> Stated exercise
Beginning with the opening line of the entries, return every line through the one containing "const MAJ = 18, MIN = 11;", both included, and nothing else. Omit pictures.

----

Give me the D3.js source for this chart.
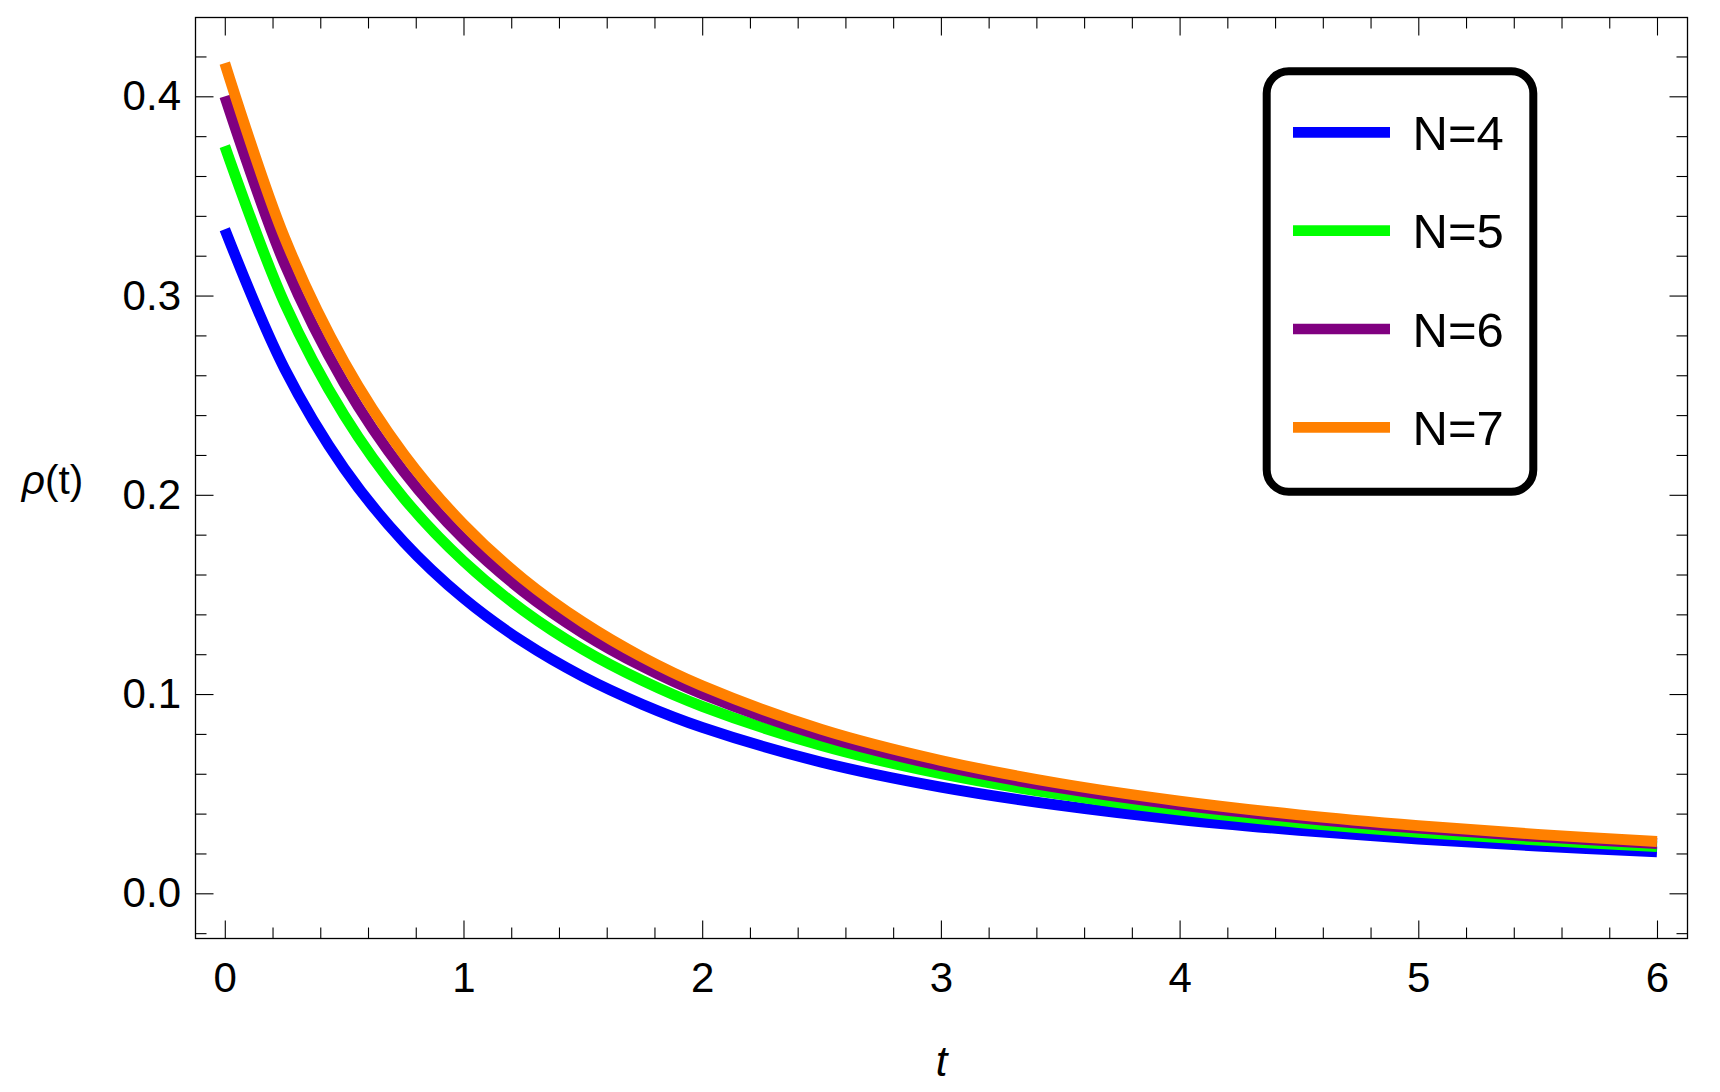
<!DOCTYPE html>
<html>
<head>
<meta charset="utf-8">
<script src="https://cdn.jsdelivr.net/npm/d3@7"></script>
<style>
  html, body { margin: 0; padding: 0; background: #fff; }
  svg { display: block; }
  text { font-family: "Liberation Sans", Arial, sans-serif; fill: #000; }
</style>
</head>
<body>
<svg id="chart" width="1720" height="1092"></svg>
<script>
// ---- data ----
const tValues = [0, 0.25, 0.5, 0.75, 1, 1.25, 1.5, 1.75, 2, 2.5, 3, 3.5, 4, 4.5, 5, 5.5, 6];
const seriesNames = ["N=4", "N=5", "N=6", "N=7"];
const rhoN4 = [0.3333, 0.2634, 0.2133, 0.1763, 0.1481, 0.1262, 0.1088, 0.0948, 0.0833, 0.0658, 0.0533, 0.0441, 0.0370, 0.0316, 0.0272, 0.0237, 0.0208];
const rhoN5 = [0.3750, 0.2963, 0.2400, 0.1983, 0.1667, 0.1420, 0.1224, 0.1067, 0.0938, 0.0741, 0.0600, 0.0496, 0.0417, 0.0355, 0.0306, 0.0267, 0.0234];
const rhoN6 = [0.4000, 0.3160, 0.2560, 0.2116, 0.1778, 0.1515, 0.1306, 0.1138, 0.1000, 0.0790, 0.0640, 0.0529, 0.0444, 0.0379, 0.0327, 0.0284, 0.0250];
const rhoN7 = [0.4167, 0.3292, 0.2667, 0.2204, 0.1852, 0.1578, 0.1361, 0.1185, 0.1042, 0.0823, 0.0667, 0.0551, 0.0463, 0.0394, 0.0340, 0.0296, 0.0260];
const seriesColors = ["#0000ff", "#00ff00", "#800080", "#ff8000"];
const xMajorTicks = [0, 1, 2, 3, 4, 5, 6];
const yMajorTicks = [0.0, 0.1, 0.2, 0.3, 0.4];
const xLabel = "t";
const yLabel = "ρ(t)";

const seriesValues = [rhoN4, rhoN5, rhoN6, rhoN7];

// ---- layout ----
const pL = 195.5, pR = 1687.5, pT = 17.5, pB = 938.5;

const x = d3.scaleLinear().domain([-0.1227, 6.1278]).range([pL, pR]);
const y = d3.scaleLinear().domain([-0.02268, 0.43955]).range([pB, pT]);

const svg = d3.select("#chart");

// minor ticks
const xMinor = d3.range(0, 6.0001, 0.2).map(v => +v.toFixed(2)).filter(v => Math.abs(v - Math.round(v)) > 1e-6);
const yMinor = d3.range(-0.02, 0.4301, 0.02).map(v => +v.toFixed(3)).filter(v => Math.abs(v * 10 - Math.round(v * 10)) > 1e-6);

const MAJ = 18, MIN = 11;

function styleAxis(g) {
  g.select(".domain").remove();
  g.selectAll(".tick line").attr("stroke", "#000").attr("stroke-width", 1.1);
  g.selectAll("text").style("font-family", '"Liberation Sans", Arial, sans-serif').attr("fill", "#000");
}

// bottom axis
svg.append("g").attr("transform", `translate(0,${pB})`)
  .call(d3.axisBottom(x).tickValues(xMajorTicks).tickSize(-MAJ).tickSizeOuter(0).tickPadding(23.5).tickFormat(d3.format("d")))
  .call(styleAxis)
  .call(g => g.selectAll("text").attr("font-size", 42));
svg.append("g").attr("transform", `translate(0,${pB})`)
  .call(d3.axisBottom(x).tickValues(xMinor).tickSize(-MIN).tickSizeOuter(0).tickFormat(""))
  .call(styleAxis);
// top axis (mirror)
svg.append("g").attr("transform", `translate(0,${pT})`)
  .call(d3.axisTop(x).tickValues(xMajorTicks).tickSize(-MAJ).tickSizeOuter(0).tickFormat(""))
  .call(styleAxis);
svg.append("g").attr("transform", `translate(0,${pT})`)
  .call(d3.axisTop(x).tickValues(xMinor).tickSize(-MIN).tickSizeOuter(0).tickFormat(""))
  .call(styleAxis);
// left axis
svg.append("g").attr("transform", `translate(${pL},0)`)
  .call(d3.axisLeft(y).tickValues(yMajorTicks).tickSize(-MAJ).tickSizeOuter(0).tickPadding(14.5).tickFormat(d3.format(".1f")))
  .call(styleAxis)
  .call(g => g.selectAll("text").attr("font-size", 42));
svg.append("g").attr("transform", `translate(${pL},0)`)
  .call(d3.axisLeft(y).tickValues(yMinor).tickSize(-MIN).tickSizeOuter(0).tickFormat(""))
  .call(styleAxis);
// right axis (mirror)
svg.append("g").attr("transform", `translate(${pR},0)`)
  .call(d3.axisRight(y).tickValues(yMajorTicks).tickSize(-MAJ).tickSizeOuter(0).tickFormat(""))
  .call(styleAxis);
svg.append("g").attr("transform", `translate(${pR},0)`)
  .call(d3.axisRight(y).tickValues(yMinor).tickSize(-MIN).tickSizeOuter(0).tickFormat(""))
  .call(styleAxis);

// frame
svg.append("rect")
  .attr("x", pL).attr("y", pT)
  .attr("width", pR - pL).attr("height", pB - pT)
  .attr("fill", "none").attr("stroke", "#000").attr("stroke-width", 1.3);

// curves
const line = d3.line()
  .x(d => x(d[0]))
  .y(d => y(d[1]))
  .curve(d3.curveCatmullRom.alpha(0.5));

svg.append("clipPath").attr("id", "plotclip")
  .append("rect").attr("x", pL).attr("y", pT).attr("width", pR - pL).attr("height", pB - pT);

seriesValues.forEach((vals, i) => {
  svg.append("path")
    .datum(tValues.map((t, j) => [t, vals[j]]))
    .attr("d", line)
    .attr("fill", "none")
    .attr("stroke", seriesColors[i])
    .attr("stroke-width", 10.8)
    .attr("stroke-linecap", "butt")
    .attr("stroke-linejoin", "round")
    .attr("clip-path", "url(#plotclip)");
});

// axis labels
svg.append("text")
  .attr("x", 941.5).attr("y", 1076)
  .attr("text-anchor", "middle")
  .attr("font-size", 42)
  .attr("font-style", "italic")
  .text(xLabel);

const yl = svg.append("text")
  .attr("x", 52.5).attr("y", 494)
  .attr("text-anchor", "middle")
  .attr("font-size", 40.5);
yl.append("tspan").attr("font-style", "italic").text(yLabel.charAt(0));
yl.append("tspan").text(yLabel.slice(1));

// legend
const lg = svg.append("g");
lg.append("rect")
  .attr("x", 1266.7).attr("y", 71.3)
  .attr("width", 266.6).attr("height", 420.4)
  .attr("rx", 22).attr("ry", 22)
  .attr("fill", "#fff").attr("stroke", "#000").attr("stroke-width", 8);

const legendY0 = 132.3, legendStep = 98.35;
seriesNames.forEach((name, i) => {
  const cy = legendY0 + i * legendStep;
  lg.append("line")
    .attr("x1", 1293).attr("x2", 1390)
    .attr("y1", cy).attr("y2", cy)
    .attr("stroke", seriesColors[i]).attr("stroke-width", 10.7)
    .attr("stroke-linecap", "butt");
  lg.append("text")
    .attr("x", 1412.5).attr("y", cy + 17.7)
    .attr("font-size", 49)
    .text(name);
});
</script>
</body>
</html>
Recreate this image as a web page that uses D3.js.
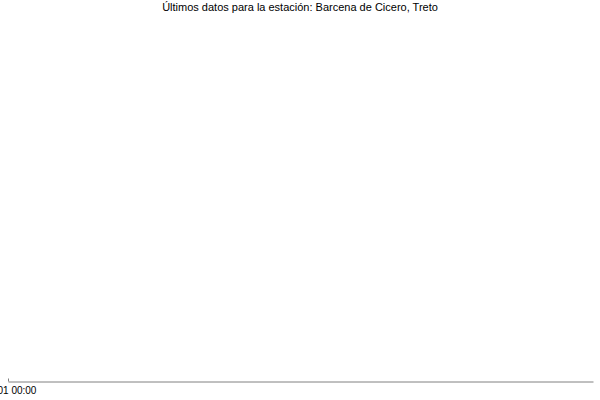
<!DOCTYPE html>
<html>
<head>
<meta charset="utf-8">
<script src="https://cdn.jsdelivr.net/npm/d3@7"></script>
<style>
  body { margin: 0; background: #fff; }
  svg { display: block; font-family: "Liberation Sans", Arial, sans-serif; }
</style>
</head>
<body>
<div id="chart"></div>
<script>
var w = 600;
var h = 400;

// chart data: the station has no readings, only the axis start
var title = "Últimos datos para la estación: Barcena de Cicero, Treto";
var times = [];          // reading times
var values = [];         // reading values
var tickLabels = ["2000-01-01T00:00"];

var parseTime = d3.timeParse("%Y-%m-%dT%H:%M");
var start = parseTime(tickLabels[0]);

var svg = d3.select("#chart").append("svg")
    .attr("width", w)
    .attr("height", h);

svg.append("text")
    .attr("x", w / 2)
    .attr("y", 11)
    .attr("text-anchor", "middle")
    .attr("font-size", 11)
    .text(title);

var x = d3.scaleTime()
    .domain([start, d3.timeDay.offset(start, 1)])
    .range([8, 593]);

var axis = svg.append("g")
    .attr("transform", "translate(0,381.5)")
    .call(d3.axisBottom(x)
        .tickValues(tickLabels.map(parseTime))
        .tickFormat(d3.timeFormat("%d %H:%M"))
        .tickSize(-3)
        .tickSizeOuter(0));

axis.select(".domain").attr("stroke", "#808080");
axis.selectAll(".tick line").attr("stroke", "#808080");
axis.selectAll(".tick text")
    .attr("y", 5)
    .attr("dy", "0.71em")
    .attr("text-anchor", "start")
    .attr("x", -11)
    .attr("font-size", 10)
    .attr("font-family", "Liberation Sans, Arial, sans-serif")
    .attr("fill", "#000");

// points (none for this station)
svg.append("g").selectAll("circle")
    .data(values)
    .enter()
    .append("circle")
    .attr("cx", function(d, i) { return x(parseTime(times[i])); })
    .attr("cy", 200)
    .attr("r", 2);
</script>
</body>
</html>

----

> Correct output
Give me the D3.js source for this chart.
<!DOCTYPE html>
<html>
<head>
<meta charset="utf-8">
<script src="https://cdn.jsdelivr.net/npm/d3@7"></script>
<style>
  html, body { margin: 0; padding: 0; background: #fff; }
  svg { display: block; }
  text { font-family: "Liberation Sans", Arial, sans-serif; fill: #000; }
</style>
</head>
<body>
<svg id="chart" width="1720" height="1092"></svg>
<script>
// ---- data ----
const tValues = [0, 0.25, 0.5, 0.75, 1, 1.25, 1.5, 1.75, 2, 2.5, 3, 3.5, 4, 4.5, 5, 5.5, 6];
const seriesNames = ["N=4", "N=5", "N=6", "N=7"];
const rhoN4 = [0.3333, 0.2634, 0.2133, 0.1763, 0.1481, 0.1262, 0.1088, 0.0948, 0.0833, 0.0658, 0.0533, 0.0441, 0.0370, 0.0316, 0.0272, 0.0237, 0.0208];
const rhoN5 = [0.3750, 0.2963, 0.2400, 0.1983, 0.1667, 0.1420, 0.1224, 0.1067, 0.0938, 0.0741, 0.0600, 0.0496, 0.0417, 0.0355, 0.0306, 0.0267, 0.0234];
const rhoN6 = [0.4000, 0.3160, 0.2560, 0.2116, 0.1778, 0.1515, 0.1306, 0.1138, 0.1000, 0.0790, 0.0640, 0.0529, 0.0444, 0.0379, 0.0327, 0.0284, 0.0250];
const rhoN7 = [0.4167, 0.3292, 0.2667, 0.2204, 0.1852, 0.1578, 0.1361, 0.1185, 0.1042, 0.0823, 0.0667, 0.0551, 0.0463, 0.0394, 0.0340, 0.0296, 0.0260];
const seriesColors = ["#0000ff", "#00ff00", "#800080", "#ff8000"];
const xMajorTicks = [0, 1, 2, 3, 4, 5, 6];
const yMajorTicks = [0.0, 0.1, 0.2, 0.3, 0.4];
const xLabel = "t";
const yLabel = "ρ(t)";

const seriesValues = [rhoN4, rhoN5, rhoN6, rhoN7];

// ---- layout ----
const pL = 195.5, pR = 1687.5, pT = 17.5, pB = 938.5;

const x = d3.scaleLinear().domain([-0.1227, 6.1278]).range([pL, pR]);
const y = d3.scaleLinear().domain([-0.02268, 0.43955]).range([pB, pT]);

const svg = d3.select("#chart");

// minor ticks
const xMinor = d3.range(0, 6.0001, 0.2).map(v => +v.toFixed(2)).filter(v => Math.abs(v - Math.round(v)) > 1e-6);
const yMinor = d3.range(-0.02, 0.4301, 0.02).map(v => +v.toFixed(3)).filter(v => Math.abs(v * 10 - Math.round(v * 10)) > 1e-6);

const MAJ = 18, MIN = 11;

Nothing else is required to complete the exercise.